**Problem statement:**
Gather every line holding the string "using".

**Entries supplied:**
* BEGIN *
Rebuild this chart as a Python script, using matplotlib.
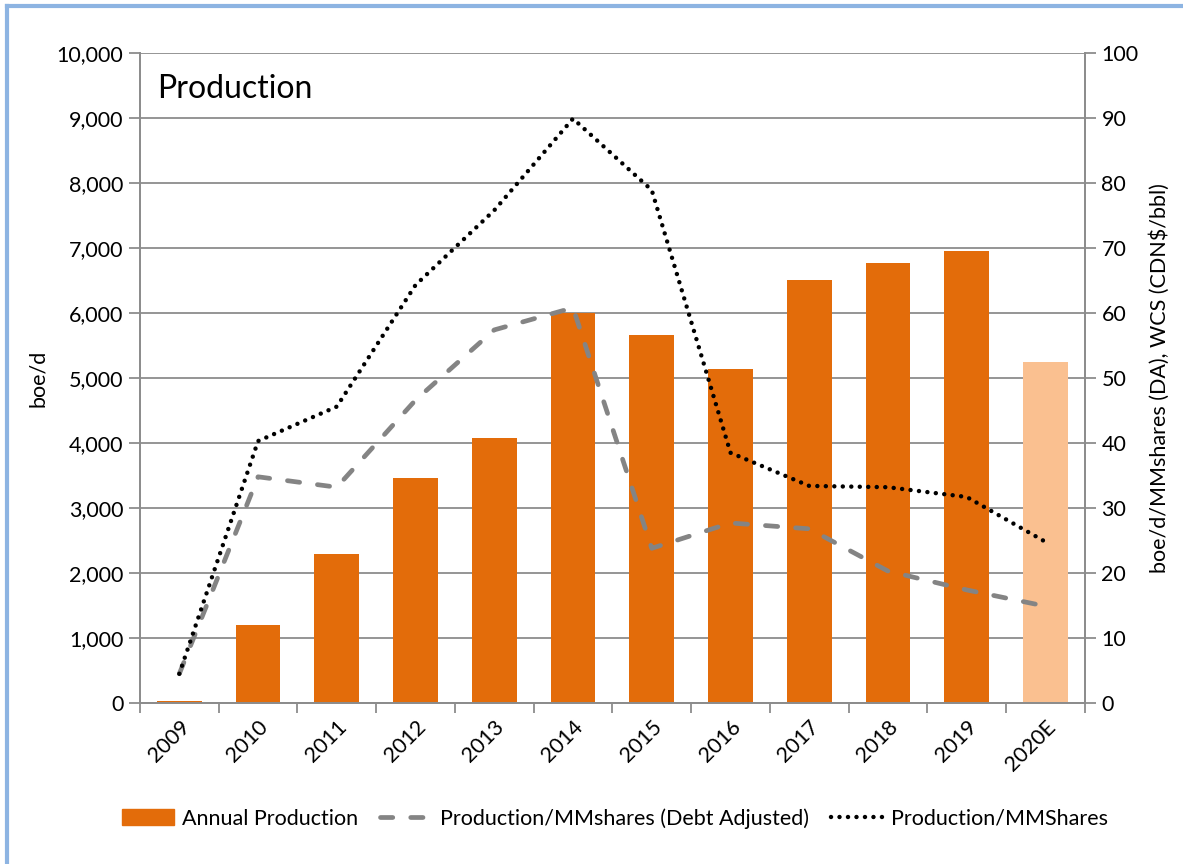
* END *
* BEGIN *
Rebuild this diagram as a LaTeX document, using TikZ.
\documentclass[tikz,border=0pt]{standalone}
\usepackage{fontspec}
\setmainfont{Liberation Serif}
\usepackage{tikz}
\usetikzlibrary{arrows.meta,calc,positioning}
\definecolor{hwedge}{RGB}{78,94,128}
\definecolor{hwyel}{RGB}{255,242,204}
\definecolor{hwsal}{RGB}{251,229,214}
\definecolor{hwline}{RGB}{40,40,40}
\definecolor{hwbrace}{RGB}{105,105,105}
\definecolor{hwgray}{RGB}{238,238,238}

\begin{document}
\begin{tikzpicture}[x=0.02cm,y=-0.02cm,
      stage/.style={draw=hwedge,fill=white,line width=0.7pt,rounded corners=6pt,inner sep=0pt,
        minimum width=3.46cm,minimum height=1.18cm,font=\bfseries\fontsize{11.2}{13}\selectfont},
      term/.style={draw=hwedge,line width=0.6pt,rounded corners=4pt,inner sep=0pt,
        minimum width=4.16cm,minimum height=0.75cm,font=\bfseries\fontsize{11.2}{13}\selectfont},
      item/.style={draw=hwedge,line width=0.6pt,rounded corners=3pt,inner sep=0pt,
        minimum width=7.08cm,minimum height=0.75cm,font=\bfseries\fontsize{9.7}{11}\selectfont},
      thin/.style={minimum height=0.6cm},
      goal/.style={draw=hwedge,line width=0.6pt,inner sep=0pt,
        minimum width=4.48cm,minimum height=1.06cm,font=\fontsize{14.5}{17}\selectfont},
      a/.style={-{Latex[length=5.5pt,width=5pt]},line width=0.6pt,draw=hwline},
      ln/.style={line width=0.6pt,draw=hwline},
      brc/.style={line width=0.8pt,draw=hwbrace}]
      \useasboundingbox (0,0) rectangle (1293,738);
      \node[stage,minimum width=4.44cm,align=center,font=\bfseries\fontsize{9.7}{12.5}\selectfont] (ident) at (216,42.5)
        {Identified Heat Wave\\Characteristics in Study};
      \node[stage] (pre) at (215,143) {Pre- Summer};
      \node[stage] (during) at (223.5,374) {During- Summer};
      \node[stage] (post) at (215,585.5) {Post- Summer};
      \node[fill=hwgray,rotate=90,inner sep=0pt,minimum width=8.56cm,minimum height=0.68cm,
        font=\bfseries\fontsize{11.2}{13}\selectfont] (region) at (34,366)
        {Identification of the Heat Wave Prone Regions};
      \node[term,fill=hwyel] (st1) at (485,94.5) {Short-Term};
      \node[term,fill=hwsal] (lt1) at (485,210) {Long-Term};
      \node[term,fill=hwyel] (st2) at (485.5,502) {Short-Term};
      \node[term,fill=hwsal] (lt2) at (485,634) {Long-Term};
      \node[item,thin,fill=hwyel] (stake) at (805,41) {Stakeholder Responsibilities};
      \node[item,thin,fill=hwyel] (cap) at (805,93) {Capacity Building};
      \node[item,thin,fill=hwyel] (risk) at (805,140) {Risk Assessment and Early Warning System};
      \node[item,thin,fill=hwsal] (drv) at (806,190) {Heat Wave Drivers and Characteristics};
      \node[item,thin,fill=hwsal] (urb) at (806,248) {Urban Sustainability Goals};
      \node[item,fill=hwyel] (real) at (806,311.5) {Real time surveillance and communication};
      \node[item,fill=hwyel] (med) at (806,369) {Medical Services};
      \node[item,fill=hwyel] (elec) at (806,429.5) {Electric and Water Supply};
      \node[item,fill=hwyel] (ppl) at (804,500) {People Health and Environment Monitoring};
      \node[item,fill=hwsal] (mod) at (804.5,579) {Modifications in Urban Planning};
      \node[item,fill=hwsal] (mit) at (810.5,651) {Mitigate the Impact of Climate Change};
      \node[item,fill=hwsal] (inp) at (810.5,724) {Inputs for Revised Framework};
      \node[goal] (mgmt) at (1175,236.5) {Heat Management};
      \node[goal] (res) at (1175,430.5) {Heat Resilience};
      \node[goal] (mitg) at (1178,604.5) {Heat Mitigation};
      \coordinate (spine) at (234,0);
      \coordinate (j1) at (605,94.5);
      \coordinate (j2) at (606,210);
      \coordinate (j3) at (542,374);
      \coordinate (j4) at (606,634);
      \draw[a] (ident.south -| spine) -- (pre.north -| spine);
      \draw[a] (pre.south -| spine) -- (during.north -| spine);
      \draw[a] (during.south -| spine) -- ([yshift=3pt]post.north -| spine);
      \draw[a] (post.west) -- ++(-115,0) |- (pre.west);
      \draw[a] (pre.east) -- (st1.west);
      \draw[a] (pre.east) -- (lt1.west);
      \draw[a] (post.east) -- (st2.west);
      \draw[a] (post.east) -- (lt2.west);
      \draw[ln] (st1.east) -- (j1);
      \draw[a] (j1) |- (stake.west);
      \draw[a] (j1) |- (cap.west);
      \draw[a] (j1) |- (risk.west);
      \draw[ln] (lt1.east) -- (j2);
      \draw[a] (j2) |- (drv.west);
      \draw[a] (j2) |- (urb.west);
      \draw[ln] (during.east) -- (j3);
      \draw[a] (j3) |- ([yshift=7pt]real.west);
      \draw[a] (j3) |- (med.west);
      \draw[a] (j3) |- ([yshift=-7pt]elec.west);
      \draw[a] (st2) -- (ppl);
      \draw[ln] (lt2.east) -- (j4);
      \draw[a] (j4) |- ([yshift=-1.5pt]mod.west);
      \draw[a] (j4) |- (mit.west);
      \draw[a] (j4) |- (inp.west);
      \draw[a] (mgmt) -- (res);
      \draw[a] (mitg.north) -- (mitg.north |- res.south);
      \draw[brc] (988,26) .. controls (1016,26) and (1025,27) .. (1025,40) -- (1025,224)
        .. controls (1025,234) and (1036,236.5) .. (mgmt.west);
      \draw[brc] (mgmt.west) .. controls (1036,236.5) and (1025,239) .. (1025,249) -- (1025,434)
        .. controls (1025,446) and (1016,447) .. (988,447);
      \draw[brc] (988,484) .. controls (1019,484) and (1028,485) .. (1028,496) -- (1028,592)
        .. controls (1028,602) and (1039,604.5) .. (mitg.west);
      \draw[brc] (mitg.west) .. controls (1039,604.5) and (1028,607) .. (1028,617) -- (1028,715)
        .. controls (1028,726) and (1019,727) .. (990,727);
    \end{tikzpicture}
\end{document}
* END *
**Solution:**
Rebuild this chart as a Python script, using matplotlib.
Rebuild this diagram as a LaTeX document, using TikZ.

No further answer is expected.